Hmm, I understood that distinction. Here's what not clear to me: To simulate randomized CredentialResponses, the text proposes encrypting these under a key derived from OPRF(derived_key, client_indentity). However, there must also be some key derived from OPRF(kU, password) (as is essential to OPAQUE). (One can't just encrypt the envelope under a key derived from the first OPRF evaluation, as that completely skips the password.)

Are these not two separate OPRF evaluations? If not, what am I missing?

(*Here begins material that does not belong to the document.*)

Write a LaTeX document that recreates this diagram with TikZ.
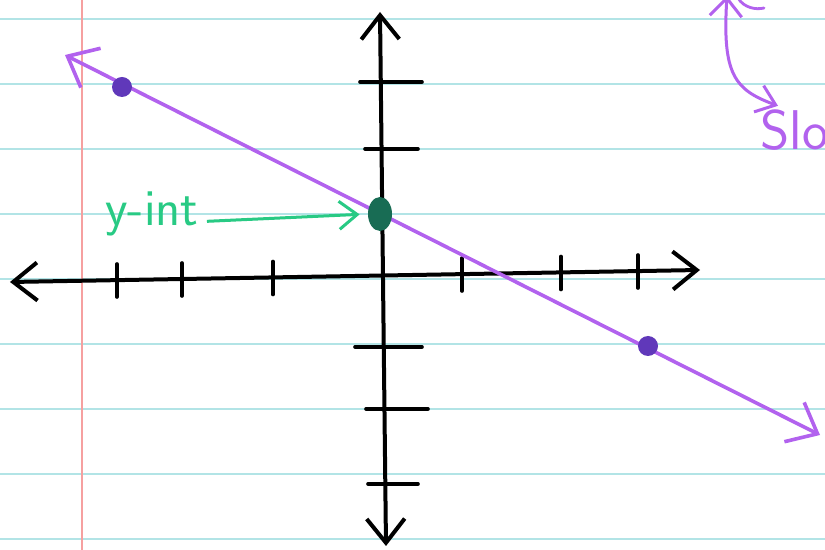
\documentclass[tikz,border=0pt]{standalone}
\usepackage{tikz}
\usetikzlibrary{arrows.meta,positioning,shapes.geometric}
\definecolor{rulecyan}{RGB}{178,228,230}
\definecolor{marginred}{RGB}{246,160,160}
\definecolor{penpurple}{RGB}{178,98,238}
\definecolor{dotpurple}{RGB}{96,56,186}
\definecolor{pengreen}{RGB}{40,202,132}
\definecolor{dotgreen}{RGB}{24,108,84}

\begin{document}
\begin{tikzpicture}[
  x=0.5pt, y=-0.5pt,
  ruled/.style={draw=rulecyan, line width=1.3pt},
  axis/.style={line width=2pt, line cap=round, {Straight Barb[length=12pt,width=19pt]}-{Straight Barb[length=12pt,width=19pt]}},
  tick/.style={line width=1.8pt, line cap=round},
  pline/.style={draw=penpurple, line width=1.8pt, {Straight Barb[length=13pt,width=22pt]}-{Straight Barb[length=13pt,width=22pt]}},
  dot/.style={circle, fill=dotpurple, inner sep=0pt, minimum size=10pt},
  gdot/.style={ellipse, fill=dotgreen, inner sep=0pt, minimum width=12pt, minimum height=17pt},
  lbl/.style={font=\sffamily\fontsize{26}{26}\selectfont, text=pengreen, inner sep=0pt},
  slopelbl/.style={font=\sffamily\fontsize{28}{28}\selectfont, text=penpurple, inner sep=0pt},
  garr/.style={draw=pengreen, line width=1.5pt, -{Straight Barb[length=9pt,width=14pt]}},
  parr/.style={draw=penpurple, line width=1.5pt, {Straight Barb[length=9pt,width=16pt]}-{Straight Barb[length=9pt,width=14pt]}}
]
\useasboundingbox (0,0) rectangle (825,550);
\clip (0,0) rectangle (825,550);
\fill[white] (0,0) rectangle (825,550);

% ruled paper
\foreach \y in {19,84,...,539}
  \draw[ruled] (0,\y) -- (825,\y);
\draw[marginred, line width=1.2pt] (82,0) -- (82,550);

% axes
\coordinate (xl) at (10,282);
\coordinate (xr) at (700,270);
\coordinate (yt) at (380,12);
\coordinate (yb) at (386,546);
\draw[axis] (xl) -- (xr);
\draw[axis] (yb) -- (yt);
\foreach \tx/\ty in {117/280,182/279,273/277.5,462/274,561/272.5,638/271}
  \draw[tick] (\tx,\ty-16) -- (\tx,\ty+17);
\foreach \ya/\yb/\yy in {360/422/82,365/418/149,355/422/347,366/428/409,368/418/484}
  \draw[tick] (\ya,\yy) -- (\yb,\yy);

% the line and its points
\coordinate (pl) at (65,55);
\coordinate (pr) at (820,435);
\draw[pline] (pl) -- (pr);
\node[dot] (pa) at (122,87) {};
\node[dot] (pb) at (648,346) {};
\node[gdot] (yint) at (380,214) {};

% labels
\node[lbl, anchor=base west] (ylab) at (105,226) {y-int};
\draw[garr, shorten <=4pt, shorten >=4pt] (ylab.mid east) -- (yint.west);

\node[slopelbl, anchor=base west] (slope) at (760,150) {Slope};
\coordinate (stop) at (727,-4);
\draw[parr] (stop) .. controls (722,75) and (735,90) .. ([xshift=9pt,yshift=2pt]slope.north west);
\draw[penpurple, line width=1.4pt, line cap=round] (738,-2) .. controls (744,8) and (756,10) .. (764,8);
\end{tikzpicture}
\end{document}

hugokraw commented 3 years ago

To address the attack in the first paragraph of Client Enumeration section (btw, should this be referred as user enumeration?), the server does the following. It holds a regular PRF key K (let's call the PRF by HMAC just to remove any confusion with OPRF). Upon receiving a pair (userid, blind) where userid does not exist in the server's database, S computes: oprf_key=HMAC(K; userid | "fake oprf key") prk = HMAC(K; userid | "fake prk"). Then, it builds an envelope using prk as the key and a string of all zeros as contents.encrypted_creds. In this case, however, we assume that ALL the envelope contents (including pkS) are encrypted. It sends this envelope to the client together with the OPRF response computed as blind^oprf_key.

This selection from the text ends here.